Ingat, saat ini kita sama-sama sedang belajar memasak untuk sama-sama disajikan kepada calon consumer. Syukur-syukur mereka akan menjadi pelanggan kita. Yang harusnya dilakukan adalah mari memperkuat kapasitas kita dan bukan dengan mengungkap kelemahan masakan temanmu ke calon pelanggan itu. Perkuat dan bold besar-besar kata KITA dan bukan SAYA atau KAMU. sekali lagi kita. Biarkan saja kalau ada orang yang memilih ‘meja ukir jepara’ sebagai tempat sup panas yang sedang dia masak. Sup yang benar-benar sedang dibuat dan belum jadi. Jangan biarkan supnya dingin sedangkan mejanya belum datang. Apakah para pelanggan mau menyantap sup panas di lantai? Kita harus menghormati mereka para calon pelanggan. Tolong menolong untuk kebaikan disaat kita sama baik-baik saja, saya rasa itu lebih bernilai dibandingkan harus menunggu salah satunya jatuh terlebih dahulu kemudian ditolong. Gotong royong untuk kebaikan jangan hanya dilekatkan pada saat kondisi terpuruk.

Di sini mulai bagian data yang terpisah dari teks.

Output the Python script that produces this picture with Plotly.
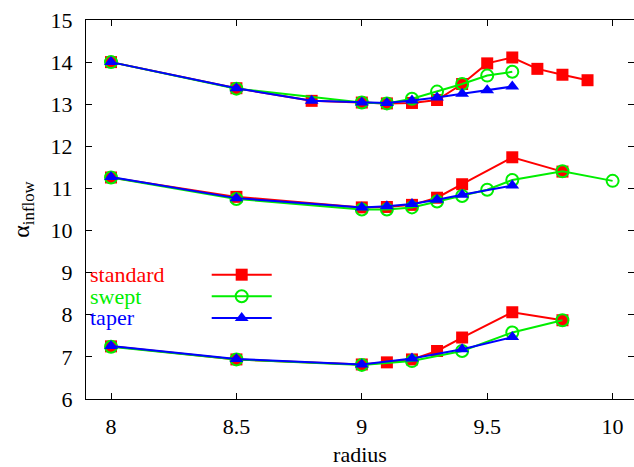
import plotly.graph_objects as go

# ---- data ----
std_top_x = [8.0, 8.5, 8.8, 9.0, 9.1, 9.2, 9.3, 9.4, 9.5, 9.6, 9.7, 9.8, 9.9]
std_top_y = [14.0, 13.38, 13.08, 13.04, 13.02, 13.03, 13.10, 13.48, 13.97, 14.11, 13.84, 13.70, 13.57]
std_mid_x = [8.0, 8.5, 9.0, 9.1, 9.2, 9.3, 9.4, 9.6, 9.8]
std_mid_y = [11.26, 10.80, 10.55, 10.56, 10.61, 10.78, 11.10, 11.74, 11.40]
std_bot_x = [8.0, 8.5, 9.0, 9.1, 9.2, 9.3, 9.4, 9.6, 9.8]
std_bot_y = [7.25, 6.94, 6.82, 6.87, 6.94, 7.14, 7.46, 8.06, 7.87]

swp_top_x = [8.0, 8.5, 9.0, 9.1, 9.2, 9.3, 9.4, 9.5, 9.6]
swp_top_y = [14.0, 13.37, 13.04, 13.02, 13.13, 13.30, 13.48, 13.68, 13.77]
swp_mid_x = [8.0, 8.5, 9.0, 9.1, 9.2, 9.3, 9.4, 9.5, 9.6, 9.8, 10.0]
swp_mid_y = [11.26, 10.75, 10.50, 10.50, 10.55, 10.69, 10.82, 10.97, 11.20, 11.41, 11.18]
swp_bot_x = [8.0, 8.5, 9.0, 9.2, 9.4, 9.6, 9.8]
swp_bot_y = [7.24, 6.94, 6.81, 6.90, 7.14, 7.58, 7.87]

tap_top_x = [8.0, 8.5, 8.8, 9.0, 9.1, 9.2, 9.3, 9.4, 9.5, 9.6]
tap_top_y = [14.0, 13.38, 13.08, 13.04, 13.03, 13.09, 13.16, 13.25, 13.33, 13.42]
tap_mid_x = [8.0, 8.5, 9.0, 9.1, 9.2, 9.3, 9.4, 9.6]
tap_mid_y = [11.27, 10.77, 10.55, 10.58, 10.63, 10.73, 10.85, 11.07]
tap_bot_x = [8.0, 8.5, 9.0, 9.2, 9.4, 9.6]
tap_bot_y = [7.26, 6.95, 6.82, 6.96, 7.18, 7.47]

series_names = ["standard", "swept", "taper"]
x_ticks = [8, 8.5, 9, 9.5, 10]
x_tick_labels = ["8", "8.5", "9", "9.5", "10"]
y_ticks = [6, 7, 8, 9, 10, 11, 12, 13, 14, 15]


def join(*groups):
    out = []
    for i, g in enumerate(groups):
        if i:
            out.append(None)
        out.extend(g)
    return out


FONT = "Liberation Serif"
FS = 22
styles = [
    dict(color="#ff0000", symbol="square", size=12, mline=0),
    dict(color="#00ee00", symbol="circle-open", size=12, mline=2),
    dict(color="#0000ff", symbol="triangle-up", size=12, mline=0),
]
xs = [join(std_top_x, std_mid_x, std_bot_x),
      join(swp_top_x, swp_mid_x, swp_bot_x),
      join(tap_top_x, tap_mid_x, tap_bot_x)]
ys = [join(std_top_y, std_mid_y, std_bot_y),
      join(swp_top_y, swp_mid_y, swp_bot_y),
      join(tap_top_y, tap_mid_y, tap_bot_y)]

fig = go.Figure()
for name, x, y, st in zip(series_names, xs, ys, styles):
    fig.add_trace(go.Scatter(
        x=x, y=y, mode="lines+markers", name=name, connectgaps=False,
        line=dict(color=st["color"], width=2),
        marker=dict(symbol=st["symbol"], size=st["size"], color=st["color"],
                    line=dict(color=st["color"], width=st["mline"])),
        showlegend=False))

# custom gnuplot-style key: text on the left, sample on the right
key_y = [0.328, 0.271, 0.214]
for name, st, ky in zip(series_names, styles, key_y):
    fig.add_trace(go.Scatter(
        x=[0.2294, 0.2841, 0.3389], y=[ky, ky, ky], xaxis="x2", yaxis="y2",
        mode="lines", line=dict(color=st["color"], width=2),
        showlegend=False, hoverinfo="skip"))
    fig.add_trace(go.Scatter(
        x=[0.2841], y=[ky], xaxis="x2", yaxis="y2", mode="markers",
        marker=dict(symbol=st["symbol"], size=st["size"], color=st["color"],
                    line=dict(color=st["color"], width=st["mline"])),
        showlegend=False, hoverinfo="skip"))
    fig.add_annotation(x=0.0045, y=ky, xref="paper", yref="paper",
                       text=name, showarrow=False, xanchor="left", yanchor="middle",
                       font=dict(family=FONT, size=FS, color=st["color"]))

axis_common = dict(showline=True, linecolor="black", linewidth=1, mirror="ticks",
                   ticks="inside", ticklen=6, tickcolor="black", showgrid=False,
                   zeroline=False, tickfont=dict(family=FONT, size=FS, color="black"))

fig.update_layout(
    width=634, height=467,
    margin=dict(l=86, r=0, t=20, b=68),
    paper_bgcolor="white", plot_bgcolor="white",
    font=dict(family=FONT, size=FS, color="black"),
    xaxis=dict(range=[7.9003, 10.0853], tickvals=x_ticks, ticktext=x_tick_labels,
               title=dict(text="radius", font=dict(family=FONT, size=FS), standoff=10),
               ticklabelstandoff=8, **axis_common),
    yaxis=dict(range=[6, 15], tickvals=y_ticks,
               title=dict(text="α<sub>inflow</sub>", font=dict(family=FONT, size=FS + 2), standoff=14),
               ticklabelstandoff=8, **axis_common),
    xaxis2=dict(range=[0, 1], overlaying="x", visible=False, fixedrange=True),
    yaxis2=dict(range=[0, 1], overlaying="y", visible=False, fixedrange=True),
)

fig.write_html("out.html")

Meja besarnya sudah ditentukan, silakan didebat, silakan dipertanyakan dan silakan diuji. Itu saja cukup, jangan menghujat atas meja yang baru saja dibeli dari seorang pengrajin. Dia sudah mendedikasikan hidupnya bertahun-tahun mengukir meja itu. Kita bukan tukang kayu bukan juga seniman pahat, kita adalah koki yang inshaallah kan menjadi chef atas masakan kita masing-masing dengan meminjam meja karya orang lain yang dianggap sesuai. Hentikan praktik cela ‘makelaran ilmu’ yang hanya mengambil sebagian informasi dari sana, dari situ, dari mereka, dan dari mana lagi sebagai landasan untuk menggoyang. Gunakan argumen berdasarkan apa yang sudah dibaca untuk menguji meja besar yang baru saja didatangkan.